Review: EIN MANN IN DER WILDNIS – Der Kampf ums Überleben im Nordwestterritorium



Fakten:
Ein Mann in der Wildnis (Man in the Wilderness)
Großbritannien. 1971. Regie: Richard C. Sarafian. Buch: Jack De Witt.
Mit: Richard Harris, John Huston, Dennis Waterman, Henry Wilcoxon, Percy Herbert, Norman Rossington, Prunella Ransome, Bryan Marshall, Ben Caruthers u.a. Länge: 105 Minuten. FSK: freigegeben ab 12 Jahren. Auf DVD erhältlich.


Story:
1820 leitet Captain Filmore Henry eine Expedition im amerikanischen Nordwesten. Ziel ist es, bevor der Winter schlimmer wird, den Missouri River zu erreichen. Zachary Bass, einer der mitziehenden Scouts, wird während der Jagd schwer verletzt und wird auf Henrys Befehl sterbend in der Wildnis zurückgelassen. Doch Bass kann dem Tod von der Klinge springen und verfolgt das Ziel sich an Captain Henry zu rächen.





Meinung:
Der Cineast vergisst die Bilder nie, diese von kochender Unabhängigkeit aufgeladenen Bilder, mit denen sich Richard C. Sarafians kultige Ode an die Freiheit „Fluchtpunkt San Francisco“ von Anfang bis Ende schmücken konnte. Barry Newman als koksender und das Gaspedal wie besessen durchtretender Kowalski hinter dem Steuer eines schneeweißen Dodge Challenger und vor ihm die unendlichen Meilen des Highways. Kowalski war nicht nur auf der Flucht vor der Polizei, er raste auch der seelischen Gefangenschaft seiner Zeit und den offenen Wunden seiner Vergangenheit davon: „Fluchtpunkt San Francisco, das stand für motorisierte Poesie. Im gleichen Jahr, also 1971, in dem der kürzlich Richard C. Sarafian seinen einzigen Klassiker inszenierte, begab sich der kürzlich verstorbene New Yorker mit „Ein Mann in der Wildnis“ in das Nordwestterritorium des Jahres 1820 und ließ den vollbärtigen Richard Harris als Zachary Bass im Schlamm um sein Leben kämpfen.

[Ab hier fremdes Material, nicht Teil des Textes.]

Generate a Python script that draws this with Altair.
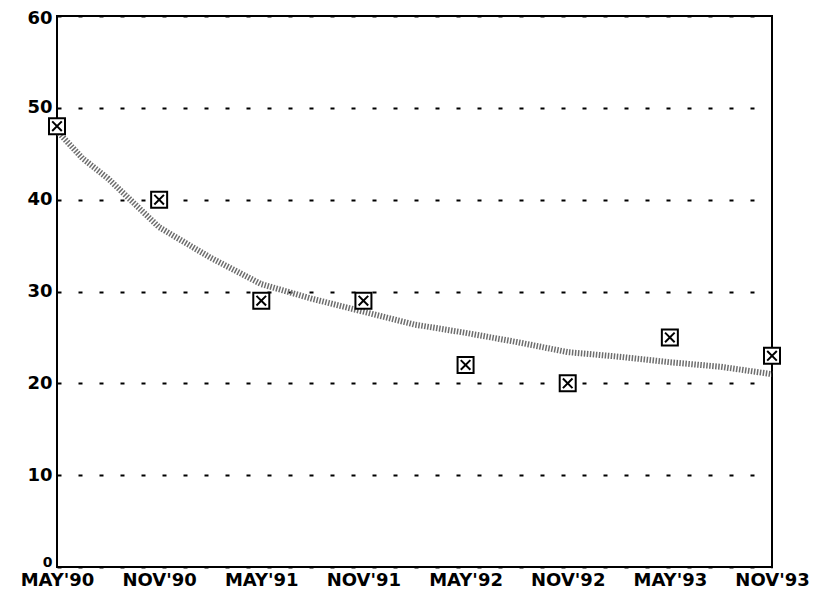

Ein Päuschen in Ehren für den Mann aus der Wildnis
Die Ausgangslage ist hochinteressant, und Sarafians dreckig-authentische Bildsprache zieht geradewegs in die bedrohlichen Zeiten, deren historischer Signifikanz wohl nicht mehr weiter erläutert werden muss. Zachary Bass ist dabei Teil einer großen Expedition, die ein Schiff zum Missouri River befördern muss und dabei den trügerischen Mächten und Gefahren der Natur Einhalt gebieten müssen. Das schroffe Kolorit, in Verbindung mit Johnny Harris‘ wunderbarer Kompositionen, die wohl ebenso auf jeden großen Western gelegt hätte werden könne, ohne deplatziert zu wirken, entfesselt eine authentische Atmosphäre, die in ihrer unausweichlichen Kälte den pfeifenden Wind um die Ohren des Zuschauers fegen lässt. Nachdem es dann auch zu dem energisch geschnitten Bärenangriff kam, den Bass gerade so überleben konnte, geht der eigentlich Film an die Startlinie. „Ein Mann in der Wildnis“ ist ein Survival-Abenteuer, strikt auf den Kampf seines Hauptcharakter fokussiert, von äußeren und inneren Einflüssen aber zunehmend ablenkt, was das Charakterportrait schwammig werden lässt.


„Ein Mann in der Wildnis“ hätte es gut getan, hätte er sich nur auf den Augenblick und die Entwicklung der Geschichte des leidenden, aber Schritt für Schritt zu Kräften kommenden Zachary Bass konzentriert. Das Drehbuch von Jack De Witt macht dies zum Zentrum, nur versucht es auch, Bass zu psychologisieren und – wie man es gewohnt ist von Sarafian – mit Rückblenden seinen Charakter zu definieren.  Anstatt, dass diese Rückblenden aber wirklich einen Sinn ergeben, verkomplizieren sie den Handlungsverlauf nur, lassen ihn unbalanciert und zu beladen wirken. Wenn dazu noch der allein als Bedrohung dienende Indianerstamm der Arikaree auftritt, dann ist das kein Trumpf, der die Spannungskurve anzieht, er lässt sie hingegen noch mühsamer und noch gewollter erscheinen. Atmosphärisch aber bleibt „Ein Mann in der Wildnis“ immer treffend akzentuiert und Richard Harris‘ Performance trägt ihren Teil ebenfalls zur groben Stimmung bei. Doch der Versuch, dem Ganzen unbedingt Tiefgang einzuflößen, erweist sich als großer, stockender Fehler.